Au contraire, appel au calme et à la retenue du côté de la Mission de l'ONU au Congo. Un message qui concerne aussi les partis d'opposition. « Les acteurs politiques congolais ont la responsabilité historique de parvenir à un consensus négocié sur la tenue des élections et sur la période transitoire devant y mener », a déclaré le chef de la Monusco dans un communiqué. Ces discussions justement entre majorité et opposition sont suspendues pour le moment, car les évêques qui en assurent la médiation sont partis à Rome, rencontrer le pape. Elles devraient reprendre mercredi 21 décembre.

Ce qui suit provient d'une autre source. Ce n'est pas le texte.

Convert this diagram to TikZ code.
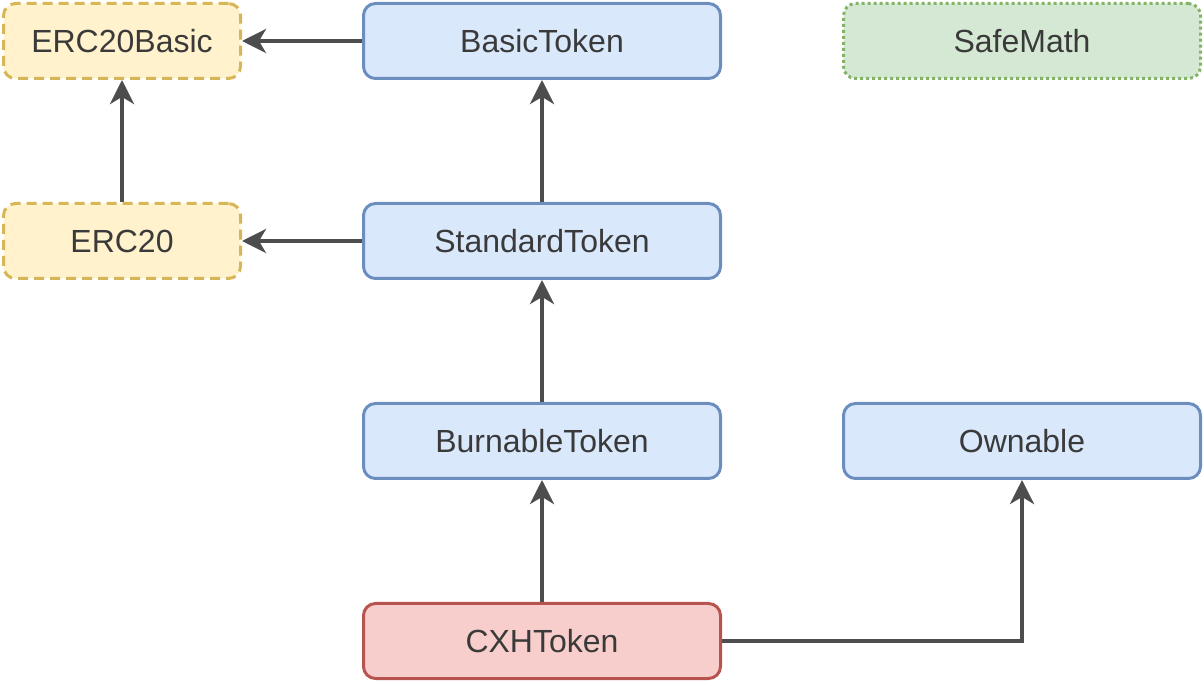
\documentclass[tikz,border=0pt]{standalone}
\usepackage{fontspec}
\setmainfont{Liberation Sans}
\usepackage{tikz}
\usetikzlibrary{arrows.meta}

\definecolor{txtgray}{HTML}{3A3A3A}
\definecolor{arrgray}{HTML}{4D4D4D}
\definecolor{yelfill}{HTML}{FFF2CC}
\definecolor{yeldraw}{HTML}{D6B656}
\definecolor{bluefill}{HTML}{DAE8FC}
\definecolor{bluedraw}{HTML}{6C8EBF}
\definecolor{grnfill}{HTML}{D5E8D4}
\definecolor{grndraw}{HTML}{82B366}
\definecolor{redfill}{HTML}{F8CECC}
\definecolor{reddraw}{HTML}{B85450}

\tikzset{
  cls/.style={rectangle, rounded corners=12pt, line width=3pt, minimum width=357pt,
    minimum height=75pt, text=txtgray, font=\fontsize{32}{38}\selectfont},
  iface/.style={cls, minimum width=237pt, fill=yelfill, draw=yeldraw, dash pattern=on 10pt off 6pt},
  contract/.style={cls, fill=bluefill, draw=bluedraw},
  library/.style={cls, fill=grnfill, draw=grndraw, dash pattern=on 3pt off 3pt},
  mainc/.style={cls, fill=redfill, draw=reddraw},
  inherit/.style={line width=4pt, draw=arrgray, -{Stealth[length=24pt, width=24pt, inset=7pt]}}
}

\begin{document}
\begin{tikzpicture}[x=1pt, y=1pt]
		  \useasboundingbox (0,0) rectangle (1204,685);
		  % top row
		  \node[iface] (erc20basic) at (122,644) {ERC20Basic};
		  \node[contract] (basic) at (542,644) {BasicToken};
		  \node[library] (safemath) at (1022,644) {SafeMath};
		  % second row
		  \node[iface] (erc20) at (122,444) {ERC20};
		  \node[contract] (standard) at (542,444) {StandardToken};
		  % third row
		  \node[contract] (burnable) at (542,244) {BurnableToken};
		  \node[contract] (ownable) at (1022,244) {Ownable};
		  % bottom
		  \node[mainc] (cxh) at (542,44) {CXHToken};

                  \draw[inherit] (basic) -- (erc20basic);
                  \draw[inherit] (erc20) -- (erc20basic);
                  \draw[inherit] (standard) -- (basic);
                  \draw[inherit] (standard) -- (erc20);
                  \draw[inherit] (burnable) -- (standard);
                  \draw[inherit] (cxh) -- (burnable);
                  \draw[inherit] (cxh.east) -| (ownable.south);
		\end{tikzpicture}
\end{document}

Autre élément sans aucun qui participe au flou qui règne sur la transition, une façon aussi d'entériner sans le dire que Joseph Kabila va rester au pouvoir même après expiration de son mandat ce soir.

■ A Rome, les évêques congolais cherchent le soutien du pape François

Dans l’agenda du pape, une demi-heure était consacrée à son tête-à-tête ce lundi matin avec le président et le vice-président de la Cenco, mais l’entretien s’est prolongé au-delà du temps prévu, preuve de l’importance de la rencontre. Comme le veut la tradition, outre l’audience avec François lui-même, les évêques se sont entretenus avec le cardinal secrétaire d’Etat Pietro Parolin et Mgr Paul Richard Gallagher, le « ministre des Affaires étrangères » du Vatican. Rien n’a filtré pour l’heure des entretiens, mais une chose est sûre les responsables de la Cenco sont venus entendre un pape qui suit de près la situation à Kinshasa, ils sont venus aussi chercher son soutien. Avant de partir pour Rome, les responsables de la Cenco avaient parlé de l’audience de ce matin qui aura sans doute un « impact important » sur leur pays.

La question qui se pose aussi est de savoir si le souverain pontife se rendra en RDC : rien n’est sûr ni confirmé encore, mais l’hypothèse est crédible, car on sait qu’un voyage sur le continent africain est à son agenda en 2017. « Tout dépendra de la situation politique », avait dit le pape le 2 octobre dernier, qui avait fait allusion aux dirigeants qui « quand le second mandat est arrivé à son terme cherchent à changer la Constitution pour en faire un troisième ». Allusion à peine voilée à Joseph Kabila qu’il avait reçu quelques jours plus tôt au Vatican, le 26 septembre, pour une audience privée là aussi.